Le Soudan du Sud, fortement dépendant de ses exportations de pétrole, voit la relance de cette activité compromise par la situation militaire au Soudan. Les Forces de Soutien Rapide (FSR), une milice paramilitaire dirigée par Mohamed Hamdane Daglo, dit Hemedti, contrôlent des infrastructures stratégiques essentielles à l’exportation de brut sud-soudanais. Ce contrôle empêche toute reprise effective des flux pétroliers, bloqués depuis plus d’un an, et engendre des répercussions importantes sur l’économie du Soudan du Sud.
Le pays, dont 90 % des revenus sont générés par le secteur pétrolier, perd environ 100 millions de dollars par mois depuis la suspension des exportations. Ces pertes affectent également le Soudan, qui profite des droits de transit pour le pétrole sud-soudanais traversant son territoire. Toutefois, les FSR, en pleine rivalité avec le président soudanais Abdel Fattah al-Burhan, disposent d’un levier stratégique en maintenant leur emprise sur les infrastructures pétrolières.
Blocage stratégique des FSR
Le contrôle des FSR sur les stations de pompage représente un obstacle majeur à la reprise des exportations pour le Soudan du Sud. En détenant cette position clé, Hemedti et ses forces paramilitaires imposent des conditions au Soudan dans le cadre des négociations politiques internes.

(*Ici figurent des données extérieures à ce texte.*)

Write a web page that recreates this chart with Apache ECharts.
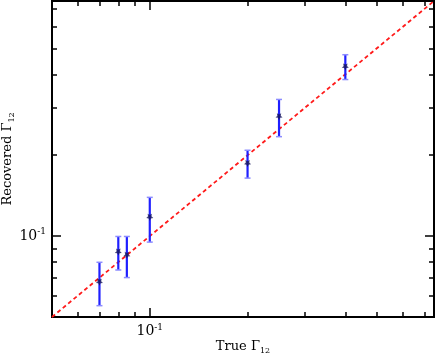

La rivalité entre Hemedti et al-Burhan se joue ainsi sur plusieurs fronts, compliquant davantage toute résolution rapide de la situation.
La capacité des FSR à bloquer les exportations constitue un atout pour Hemedti dans ses négociations avec al-Burhan. Cette stratégie retarde l’avancée des discussions visant à restaurer les flux pétroliers, élément essentiel à la stabilisation économique de la région. La menace que représente ce contrôle militaire ne se limite pas uniquement aux relations entre les deux généraux soudanais, mais s’étend à l’ensemble de l’économie sud-soudanaise.
Conséquences économiques pour le Soudan du Sud
La prolongation du blocage a des répercussions dramatiques pour l’économie du Soudan du Sud. La Banque africaine de développement (BAD) prévoit que, sans reprise des exportations, le déficit de la balance courante sud-soudanaise restera à 7 % du PIB en 2023/2024, limitant la capacité du pays à financer ses infrastructures et ses services publics. Une reprise pourrait réduire ce déficit à 4 % en 2024/2025, mais cette perspective dépend entièrement de l’évolution des négociations au Soudan.
L’interruption des flux pétroliers affecte également la stabilité des prix sur les marchés internationaux, le pétrole sud-soudanais étant une composante importante des exportations régionales. La persistance de ce blocage maintient une pression sur les équilibres économiques du pays, exacerbant les tensions internes et limitant les marges de manœuvre de Juba sur la scène internationale.
Alternatives pour le Soudan
Du côté du Soudan, la nécessité de sécuriser ses propres exportations pousse les autorités à envisager des alternatives logistiques. Un projet de pipeline reliant le Soudan à Djibouti, via l’Éthiopie, est actuellement à l’étude. Bien que Djibouti ait exprimé son soutien à cette initiative, sa mise en œuvre pourrait prendre plusieurs années, retardant tout effet bénéfique à court terme. Ce projet, s’il se concrétise, permettrait de diversifier les routes d’exportation, réduisant la dépendance à l’égard des infrastructures partagées avec le Soudan du Sud.
La question des infrastructures énergétiques demeure critique pour le Soudan, qui cherche à stabiliser son économie tout en faisant face à une crise politique prolongée. Les droits de transit liés au pétrole sud-soudanais constituent une source de revenus importante pour Khartoum, notamment dans un contexte de grande instabilité financière et d’inflation. La concrétisation de ce pipeline pourrait néanmoins offrir un certain soulagement à moyen terme, tout en modifiant les dynamiques géopolitiques de la région.
Rivalités internes et implications régionales
Le conflit entre Hemedti et al-Burhan a un impact direct sur les relations économiques entre le Soudan et le Soudan du Sud. Tant que ces tensions politiques internes ne seront pas résolues, les perspectives d’une reprise des exportations pétrolières resteront fragiles. Cette situation amplifie les défis auxquels Juba est confronté, mettant en lumière la dépendance du pays vis-à-vis de la stabilité du Soudan.
Les rivalités internes au Soudan compliquent également les efforts des investisseurs et des partenaires économiques internationaux, qui attendent une résolution rapide pour envisager une reprise des investissements dans le secteur pétrolier. Sans un accord stable entre les différentes factions soudanaises, les perspectives économiques pour le Soudan du Sud et le Soudan resteront limitées à court terme.